Однажды Старец сказал: «В эти дни я чувствовал ко всем такую любовь! Я простирал руки и говорил себе, что, если бы было возможно, я заключил бы в свои объятья даже деревья». И говоря это, Старец делал характерный жест, словно хотел обнять любимого человека.

Чтобы достичь меры совершенства, достичь истинной любви, Старец не брал в расчет себя. Он возненавидел самоугодие и на его месте насадил любовь к Богу и ближнему. Один святогорский монах свидетельствует: «Отличительной чертой Старца Паисия было то, что он не брал себя в расчет. Однажды я ему сказал: "Отче, пожалей себя немножко", а он мне ответил: "Что мне делать, если приходят люди, измученные проблемами? Что я, буду думать о себе самом?"»

Даже в последние месяцы жизни, когда он был очень истощен постоянными кровотечениями, видя, что человек нуждается в его помощи, он забывал о болезни и «утверждал братьев своих» – сам при этом либо опираясь на забор, которым была огорожена его калива, либо лежа на досках, которые служили скамейками.

И действительно, если из нас не будет искоренено самоугодие, то к нам не придет и не вселится в наше сердце Божественная любовь. «В самоотвержении души, – говорит святой Исаак Сирин, – обретается любовь Божия»230.
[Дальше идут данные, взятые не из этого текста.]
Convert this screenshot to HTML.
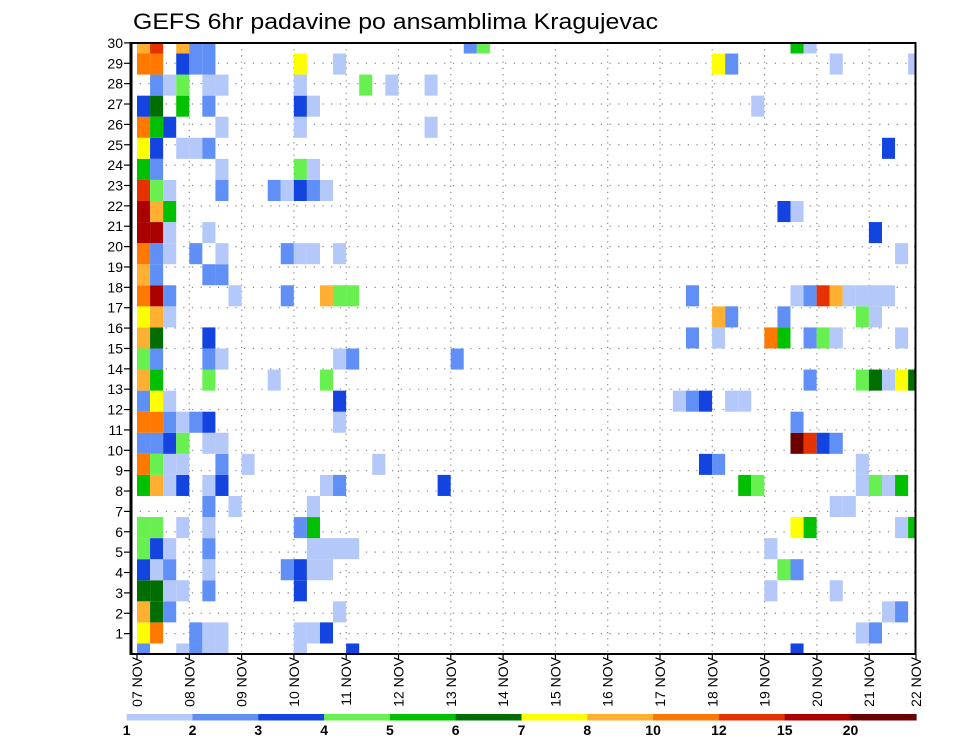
<!DOCTYPE html>
<html><head><meta charset="utf-8">
<style>
html,body{margin:0;padding:0;background:#fff;}
svg{display:block;font-family:"Liberation Sans","DejaVu Sans",sans-serif;}
</style></head>
<body>
<svg id="chart" width="960" height="742" viewBox="0 0 960 742" xmlns="http://www.w3.org/2000/svg">
  <rect x="0" y="0" width="960" height="742" fill="#fff"/>
  <text x="133" y="29" font-size="22" textLength="525" lengthAdjust="spacingAndGlyphs" fill="#000">GEFS 6hr padavine po ansamblima Kragujevac</text>
  <g id="grid"></g>
  <g id="cells"></g>
  <g id="axes"></g>
  <g id="legend"></g>
</svg>
<script>
// ---- data ----
var dayLabels = ["07 NOV","08 NOV","09 NOV","10 NOV","11 NOV","12 NOV","13 NOV","14 NOV","15 NOV","16 NOV","17 NOV","18 NOV","19 NOV","20 NOV","21 NOV","22 NOV"];
var memberLabels = [1,2,3,4,5,6,7,8,9,10,11,12,13,14,15,16,17,18,19,20,21,22,23,24,25,26,27,28,29,30];
var levels = [1,2,3,4,5,6,7,8,10,12,15,20];
var levelColors = ["#b4c8fa","#6090f6","#1444e0","#68f050","#00c000","#006e00","#ffff00","#ffb032","#ff7800","#e63200","#aa0000","#6a0000"];
var codeValues = {a:1.5,b:2.5,c:3.5,d:4.5,e:5.5,f:6.5,g:7.5,h:9,i:11,j:13.5,k:17.5,l:25};
// each member row (bottom to top): "step+code" entries, code maps to precip value
var members = [
 "0b 3a 4b 5a 6a 12a 16c 50c",
 "0g 1i 4b 5a 6a 12a 13a 14c 55a 56b",
 "0h 1f 2b 15a 57a 58b",
 "0f 1f 2a 3a 5b 12c 48a 53a",
 "0c 1a 2b 5a 11b 12c 13a 14a 49d 50b",
 "0d 1c 2a 5b 13a 14a 15a 16a 48a",
 "0d 1d 3a 5a 12b 13e 50g 51e 58a 59e",
 "5b 7a 13a 53a 54a",
 "0e 1h 2a 3c 5a 6c 14a 15b 23c 46e 47d 55a 56d 57a 58e",
 "0i 1d 2a 3a 6b 8a 18a 43c 44b 55a",
 "0b 1b 2c 3d 5a 6a 50l 51j 52c 53b",
 "0i 1i 2b 3a 4b 5c 15a 50b",
 "0b 1g 2a 15c 41a 42b 43c 45a 46a",
 "0h 1e 5d 10a 14d 51b 55d 56f 57a 58g 59f",
 "0d 1b 5b 6a 15a 16b 24b",
 "0h 1f 5c 42b 44a 48i 49e 51b 52d 53a 58a",
 "0g 1h 2a 44h 45b 49b 55d 56a",
 "0i 1k 2b 7a 11b 14h 15d 16d 42b 50a 51b 52j 53h 54a 55a 56a 57a",
 "0h 1b 5b 6b",
 "0i 1b 2a 4b 6a 11b 12a 13a 15a 58a",
 "0k 1k 2a 5a 56c",
 "0k 1h 2e 49c 50a",
 "0j 1d 2a 6b 10b 11a 12c 13b 14a",
 "0e 1b 6a 12d 13a",
 "0g 1c 3a 4a 5b 57c",
 "0i 1e 2c 6a 12a 22a",
 "0c 1f 3e 5b 12c 13a 47a",
 "1b 2a 3d 5a 6a 12a 17d 19a 22a",
 "0i 1i 3c 4b 5b 12g 15a 44g 45b 53a 59a",
 "0h 1j 3h 4b 5b 25b 26d 50e 51a"
];

// ---- geometry ----
var NS="http://www.w3.org/2000/svg";
var PL=131, PR=915.5, PT=43, PB=654;
var X0=137, STEP=13.07, DAY=52.3;
var ROWH=21.07, LABH=20.37;
function xStep(k){return X0+k*STEP;}
function xDay(d){return Math.min(X0+d*DAY, PR);}
function yMember(i){return PB - i*ROWH;}
function yLabel(n){return PB - n*LABH;}
function colorFor(v){var c=0;for(var i=0;i<levels.length;i++){if(v>=levels[i])c=i;}return levelColors[c];}
function mk(tag,attrs,parent){var e=document.createElementNS(NS,tag);for(var k in attrs)e.setAttribute(k,attrs[k]);parent.appendChild(e);return e;}

var grid=document.getElementById('grid');
for(var n=1;n<30;n++){
  var hl=mk('line',{x1:PL,x2:PR,y1:yLabel(n),y2:yLabel(n),stroke:'#888','stroke-width':1.2,'stroke-dasharray':'1.2 7.5'},grid);
  
  
}
for(var d=1;d<15;d++){
  var vl=mk('line',{x1:xDay(d),x2:xDay(d),y1:PT,y2:PB,stroke:'#888','stroke-width':1.2,'stroke-dasharray':'1.2 5'},grid);
  
  
}

var cells=document.getElementById('cells');
members.forEach(function(row,i){
  row.split(' ').forEach(function(tok){
    if(!tok)return;
    var k=parseInt(tok,10), code=tok.replace(/[0-9]/g,''), v=codeValues[code];
    var x1=Math.max(xStep(k),PL), x2=Math.min(xStep(k+1),PR);
    var yc=yMember(i), y1=Math.max(yc-ROWH/2,PT), y2=Math.min(yc+ROWH/2,PB);
    var r=mk('rect',{x:x1,y:y1,width:x2-x1,height:y2-y1,fill:colorFor(v)},cells);
    
    
  });
});

var axes=document.getElementById('axes');
var fr=mk('rect',{x:PL,y:PT,width:PR-PL,height:PB-PT,fill:'none',stroke:'#000','stroke-width':2},axes);


var la=mk('line',{x1:PL,x2:PL,y1:PT-1,y2:PB+1,stroke:'#000','stroke-width':3},axes);


memberLabels.forEach(function(n){
  var y=yLabel(n);
  var t=mk('line',{x1:PL-7,x2:PL,y1:y,y2:y,stroke:'#000','stroke-width':1.2},axes);
  
  
  var tx=mk('text',{x:PL-8,y:y+5,'font-size':14,'text-anchor':'end',fill:'#000'},axes);
  tx.textContent=n;
  
  
});
dayLabels.forEach(function(lbl,d){
  var x=(d===15)?916:xDay(d);
  var t=mk('line',{x1:x,x2:x,y1:PB,y2:PB+6,stroke:'#000','stroke-width':1.2},axes);
  
  
  var bx=x+5;
  var tx=mk('text',{x:0,y:0,'font-size':14,'text-anchor':'end',fill:'#000',transform:'translate('+bx+',657) rotate(-90)','xml:space':'preserve'},axes);
  tx.textContent=lbl.replace(' ','   ');
  
  
});

var legend=document.getElementById('legend');
var LX0=126.7, LW=65.8;
levels.forEach(function(lv,i){
  var r=mk('rect',{x:LX0+i*LW,y:714,width:LW+0.3,height:6.5,fill:levelColors[i]},legend);
  
  
  var t=mk('text',{x:LX0+i*LW,y:735,'font-size':14,'font-weight':'bold','text-anchor':'middle',fill:'#000'},legend);
  t.textContent=lv;
  
  
});
</script>
</body></html>
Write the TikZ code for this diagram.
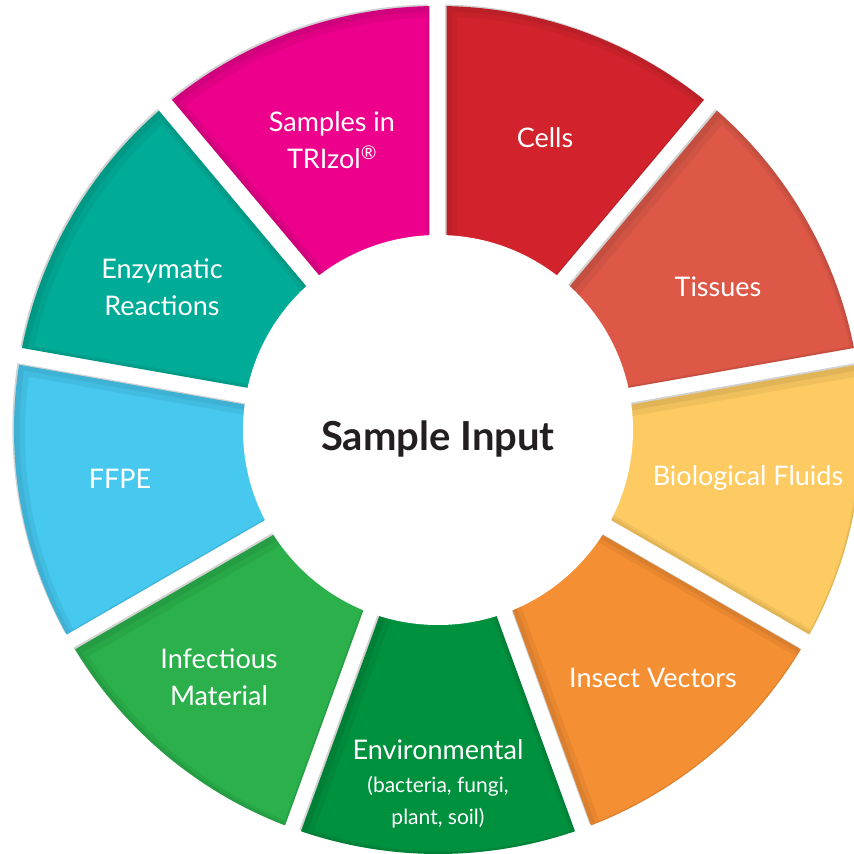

О чистой любви Старец говорил: «Если мы не уберем из своей любви свое "я", то наша любовь – какой бы она ни была большой – не чиста. Любовь, в которой присутствует наше "я", – это "прогорклая" любовь. Однако если мы уберем из нее свое "я", то она становится очищенной. Если в нашей любви есть "я", это значит, что в любви есть эгоизм. А эгоизм и любовь – вещи несовместимые. Любовь и смирение – вот два братаблизнеца, стиснувшие друг друга в объятиях. Тот, кто имеет любовь, имеет и смирение, и тот, кто имеет смирение, имеет и любовь. Мы можем трудиться, можем подвизаться, но если наша любовь не очищена, не "дистиллирована", то плодов любви мы не увидим. Бог наделил Великого Антония благодатью чудотворений, потому что он имел чистую любовь, тогда как труды других подвижников – хотя они были и больше трудов святого Антония, если можно так выразиться, – плодов не принесли».

Поэтому Старец говорил: «Монахи имеют такие благоприятные возможности, которых не имеют люди мирские. Стяжать Божественную любовь могут только они. Ты доходишь до того, что относишься к человеку как к своему отцу, как к своему брату; к каждой старушке – как к своей собственной бабушке; к каждому старику – как к своему деду, независимо от того – красив человек или безобразен»231.